A fast-paced, tremendously good-humored, expletive-laden evocation (in local dialect) of the youthful Edinburgh drug scene and its attendant poverty and violence, "Trainspotting" has been a cult classic in the United Kingdom for three years, especially among students. It has also been a sell-out play and a box-office-breaking film. The paperback version is currently hitting the bestseller lists in the U.S., alongside universal raves for the British movie. And Welsh's subsequent works, a drug-themed short story collection, "The Acid House," and "Marabou Stork Nightmares," a novel about the mind of a man in a coma, along with "Trainspotting," recently held all top three spots on the Scottish bestseller lists. Hard on the heels of these books are the drug-related novellas in "Ecstasy: Three Tales of Chemical Romance," published in Britain in June--to disparaging reviews, to be sure, but still lapped up by youthful readers.

These sudden popular literary thirsts are inevitably stoked by a bottom-line-minded publishing business. But they are also the sign of something more profound. Of late, British fiction has been dominated by the colonial school (Salman Rushdie, Hanif Kureishi, Kazuo Ishiguro), something of a reaction, perhaps, to the ingrained white, middle class-itis of British letters. The current broad recognition for Scottish literature--especially for Welsh, Booker Prize-winning James Kelman and Janice Galloway, 1994 recipient of the American Academy of Arts and Letters' highly prestigious E.M. Forster Prize--is surely part of the same yearning for something fresh.

What's seductively new about Welsh and a growing band of compatriots is that they're giving literary voice not only to Scottish working class youth but to an entire disaffected, unemployed, drug- and music-obsessed generation. The way Welsh tells it, these guys see drug-taking as a viable alternative to working or marrying and having a family--a slightly different route to staving off the sense that life's basically "boring and futile" and that "society cannae be changed tae make it significantly better."

In a manifesto of sorts, one character declares it's better to take drugs than choose "mortgage payments; choose washing machines; choose cars; choose sitting on a couch watching mind-numbing and spirit-crushing game shows, stuffing [expletive] junk food intae yir mooth. Choose rotting away [expletive] and [expletive] yersel in a home, a total [expletive] embarrassment tae the selfish [expletive] brats ye've produced. Choose life. . . . Well, ah choose no tae choose life. If the [expletive] cannae handle that, it's their [expletive] problem."

Of course, this rebel attitude is at least as old as the parable of the Prodigal Son. And Welsh is certainly only the latest exponent of what one might call British bad boy literature--from the anti-establishment, anti-heroic angry young men of the 1950s (Kingsley Amis, John Wain, John Braine and Stan Barstow) to contemporary misanthropes like Martin Amis and Will Self, who thumb their noses at everyone in sight.

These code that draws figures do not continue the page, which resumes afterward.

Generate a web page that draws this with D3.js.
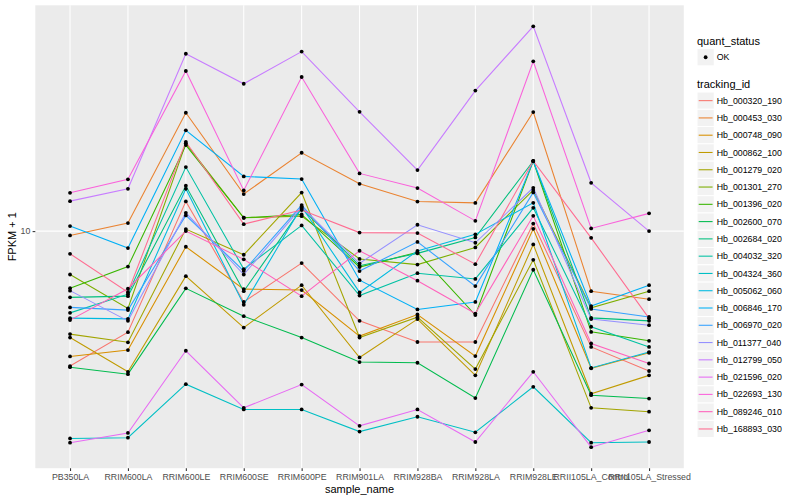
<!DOCTYPE html>
<html>
<head>
<meta charset="utf-8">
<script src="https://cdn.jsdelivr.net/npm/d3@7"></script>
<style>
  body { margin: 0; background: #fff; }
  text { font-family: "Liberation Sans", Arial, sans-serif; }
</style>
</head>
<body>
<div id="chart"></div>
<script>
// samples on the x axis
var samples = ["PB350LA", "RRIM600LA", "RRIM600LE", "RRIM600SE", "RRIM600PE", "RRIM901LA",
  "RRIM928BA", "RRIM928LA", "RRIM928LE", "RRII105LA_Control", "RRII105LA_Stressed"];

var trackingIds = ["Hb_000320_190", "Hb_000453_030", "Hb_000748_090", "Hb_000862_100", "Hb_001279_020",
  "Hb_001301_270", "Hb_001396_020", "Hb_002600_070", "Hb_002684_020", "Hb_004032_320",
  "Hb_004324_360", "Hb_005062_060", "Hb_006846_170", "Hb_006970_020", "Hb_011377_040",
  "Hb_012799_050", "Hb_021596_020", "Hb_022693_130", "Hb_089246_010", "Hb_168893_030"];

// ggplot default hue palette for 20 levels
var colors = ["#F8766D", "#EA8331", "#D89000", "#C09B00", "#A3A500", "#7CAE00", "#39B600", "#00BB4E",
  "#00BF7D", "#00C1A3", "#00BFC4", "#00BAE0", "#00B0F6", "#35A2FF", "#9590FF", "#C77CFF",
  "#E76BF3", "#FA62DB", "#FF62BC", "#FF6C91"];

var yTicks = [10];

// FPKM + 1, one row per tracking_id, one value per sample
var fpkm1 = [
  [3.07, 4.13, 12.97, 5.38, 7.56, 4.56, 3.79, 3.79, 10.68, 3.63, 2.94],
  [9.63, 10.73, 28.17, 13.83, 19.85, 15.13, 12.95, 12.80, 28.34, 5.91, 5.51],
  [3.34, 3.53, 8.72, 6.02, 5.97, 3.99, 4.82, 3.35, 10.20, 3.01, 3.45],
  [3.94, 2.92, 6.74, 4.30, 6.23, 3.31, 4.63, 2.83, 8.90, 2.41, 2.83],
  [4.06, 3.78, 10.18, 8.13, 14.01, 3.94, 4.71, 2.99, 7.78, 2.13, 2.06],
  [6.84, 5.08, 21.55, 11.24, 11.40, 7.84, 7.46, 8.67, 14.32, 5.11, 5.91],
  [6.07, 7.33, 21.23, 11.24, 11.57, 7.30, 8.31, 4.80, 18.46, 4.14, 3.83],
  [3.04, 2.86, 6.06, 4.75, 3.94, 3.18, 3.16, 2.32, 7.13, 2.38, 2.31],
  [5.60, 5.66, 14.87, 5.91, 12.20, 7.39, 8.23, 9.46, 18.46, 4.68, 4.56],
  [4.89, 5.76, 17.51, 7.17, 10.51, 5.69, 6.92, 6.58, 12.26, 4.33, 3.63],
  [1.63, 1.64, 2.62, 2.10, 2.10, 1.73, 1.97, 1.72, 2.56, 1.57, 1.58],
  [4.67, 4.64, 14.48, 5.25, 12.37, 5.85, 8.41, 9.72, 12.81, 3.02, 3.47],
  [10.45, 8.62, 24.15, 16.14, 15.77, 6.51, 5.04, 5.38, 18.46, 5.19, 6.23],
  [5.13, 5.01, 11.47, 7.06, 12.56, 7.05, 9.10, 6.18, 14.03, 5.06, 4.72],
  [5.94, 4.56, 11.74, 6.84, 12.34, 7.54, 10.57, 9.03, 14.61, 4.63, 4.39],
  [13.0, 14.48, 47.2, 36.3, 48.1, 28.4, 17.06, 34.2, 60.0, 15.26, 10.0],
  [1.57, 1.71, 3.51, 2.13, 2.61, 1.82, 2.10, 1.58, 2.92, 1.51, 1.75],
  [13.98, 15.73, 40.59, 14.28, 38.51, 16.57, 14.57, 10.94, 44.18, 10.24, 11.68],
  [4.59, 6.04, 10.00, 7.81, 5.66, 8.42, 6.48, 4.86, 11.43, 3.74, 3.14],
  [8.20, 5.86, 21.85, 10.63, 12.02, 9.87, 9.83, 7.49, 18.46, 9.43, 4.66]
];

var svgWidth = 800;
var svgHeight = 500;
var panel = { left: 35.3, right: 683.8, top: 5.3, bottom: 468.2 };

var svg = d3.select("#chart")
  .append("svg")
  .attr("width", svgWidth)
  .attr("height", svgHeight);

// scales (log y with 5% expansion like ggplot)
var allVals = d3.merge(fpkm1);
var lmin = Math.log10(d3.min(allVals)), lmax = Math.log10(d3.max(allVals));
var pad = (lmax - lmin) * 0.05;

var xScale = d3.scalePoint()
  .domain(samples)
  .range([panel.left, panel.right])
  .padding(0.6);

var yScale = d3.scaleLog()
  .domain([Math.pow(10, lmin - pad), Math.pow(10, lmax + pad)])
  .range([panel.bottom, panel.top]);

// panel + grid
svg.append("rect")
  .attr("x", panel.left).attr("y", panel.top)
  .attr("width", panel.right - panel.left).attr("height", panel.bottom - panel.top)
  .attr("fill", "#EBEBEB");

svg.append("g").selectAll("line")
  .data(samples).enter().append("line")
  .attr("x1", d => xScale(d)).attr("x2", d => xScale(d))
  .attr("y1", panel.top).attr("y2", panel.bottom)
  .attr("stroke", "#fff").attr("stroke-width", 1.07);

svg.append("g").selectAll("line")
  .data(yTicks).enter().append("line")
  .attr("x1", panel.left).attr("x2", panel.right)
  .attr("y1", d => yScale(d)).attr("y2", d => yScale(d))
  .attr("stroke", "#fff").attr("stroke-width", 1.07);

// lines
var line = d3.line()
  .x((d, i) => xScale(samples[i]))
  .y(d => yScale(d));

svg.append("g").selectAll("path")
  .data(fpkm1).enter().append("path")
  .attr("d", line)
  .attr("fill", "none")
  .attr("stroke", (d, i) => colors[i])
  .attr("stroke-width", 1.07);

// points
var pts = [];
fpkm1.forEach(function(row) {
  row.forEach(function(v, j) { pts.push({ s: samples[j], v: v }); });
});
svg.append("g").selectAll("circle")
  .data(pts).enter().append("circle")
  .attr("cx", d => xScale(d.s))
  .attr("cy", d => yScale(d.v))
  .attr("r", 1.9)
  .attr("fill", "#000");

// axes
var leftAxis = d3.axisLeft(yScale).tickValues(yTicks).tickFormat(d3.format("d"))
  .tickSize(2.7).tickPadding(2.2);
var bottomAxis = d3.axisBottom(xScale).tickSize(2.7).tickPadding(2.5);

var gy = svg.append("g").attr("transform", `translate(${panel.left},0)`).call(leftAxis);
var gx = svg.append("g").attr("transform", `translate(0,${panel.bottom})`).call(bottomAxis);
[gx, gy].forEach(function(g) {
  g.select(".domain").remove();
  g.selectAll(".tick line").attr("stroke", "#333333").attr("stroke-width", 1.07);
  g.selectAll(".tick text").attr("fill", "#4D4D4D")
    .style("font-size", "8.8px").style("font-family", "Liberation Sans, Arial, sans-serif");
});

// axis titles
svg.append("text")
  .attr("x", (panel.left + panel.right) / 2).attr("y", 493)
  .attr("text-anchor", "middle").style("font-size", "11px")
  .text("sample_name");

svg.append("text")
  .attr("transform", `translate(16,${(panel.top + panel.bottom) / 2}) rotate(-90)`)
  .attr("text-anchor", "middle").style("font-size", "11px")
  .text("FPKM + 1");

// legend
var lx = 697, keySize = 17.28;
var legend = svg.append("g");

legend.append("text").attr("x", lx).attr("y", 44.5).style("font-size", "11px").text("quant_status");
legend.append("rect").attr("x", lx).attr("y", 48.6).attr("width", keySize).attr("height", keySize)
  .attr("fill", "#F2F2F2").attr("stroke", "#fff").attr("stroke-width", 1);
legend.append("circle").attr("cx", lx + keySize / 2).attr("cy", 48.6 + keySize / 2).attr("r", 1.9).attr("fill", "#000");
legend.append("text").attr("x", lx + keySize + 2.5).attr("y", 48.6 + keySize / 2)
  .attr("dy", "0.35em").style("font-size", "8.8px").text("OK");

legend.append("text").attr("x", lx).attr("y", 88).style("font-size", "11px").text("tracking_id");

var keyTop = 92;
var items = legend.append("g").selectAll("g")
  .data(trackingIds).enter().append("g")
  .attr("transform", (d, i) => `translate(${lx},${keyTop + i * keySize})`);

items.append("rect").attr("width", keySize).attr("height", keySize)
  .attr("fill", "#F2F2F2").attr("stroke", "#fff").attr("stroke-width", 1);
items.append("line")
  .attr("x1", 1.7).attr("x2", keySize - 1.7)
  .attr("y1", keySize / 2).attr("y2", keySize / 2)
  .attr("stroke", (d, i) => colors[i]).attr("stroke-width", 1.07);
items.append("text")
  .attr("x", keySize + 2.5).attr("y", keySize / 2).attr("dy", "0.35em")
  .style("font-size", "8.8px")
  .text(d => d);
</script>
</body>
</html>
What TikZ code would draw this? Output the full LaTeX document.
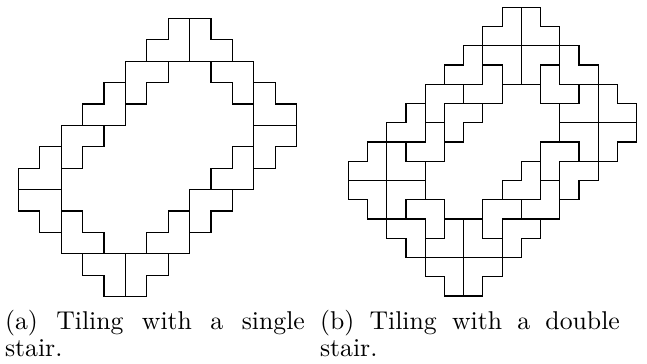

But Welsh's raw, bleakly funny drug addicts are also rebellious in a uniquely Scottish manner. Though Welsh occasionally writes in third-person standard English for some authorial distance, he mostly lets his characters--Rents, Spud, Sick Boy, Begbie and the rest--tell their stories in their own colorful language.

In fact, their exuberance and humor, their apathy and pain, are the only story here. There's no lofty judgment-calling. (And this is surely what struck a chord with British youth.) If Welsh has a message, it's simply this: Drugs can give you pleasure--heroin in "Trainspotting" and ecstasy in "Ecstasy"--a pleasure that is all too hard to find in life where boredom and pain are the norm. "Take yir best orgasm, multiply the feeling by 20, and you're still . . . miles off the pace," Rents says of heroin. But then you have to pay the price.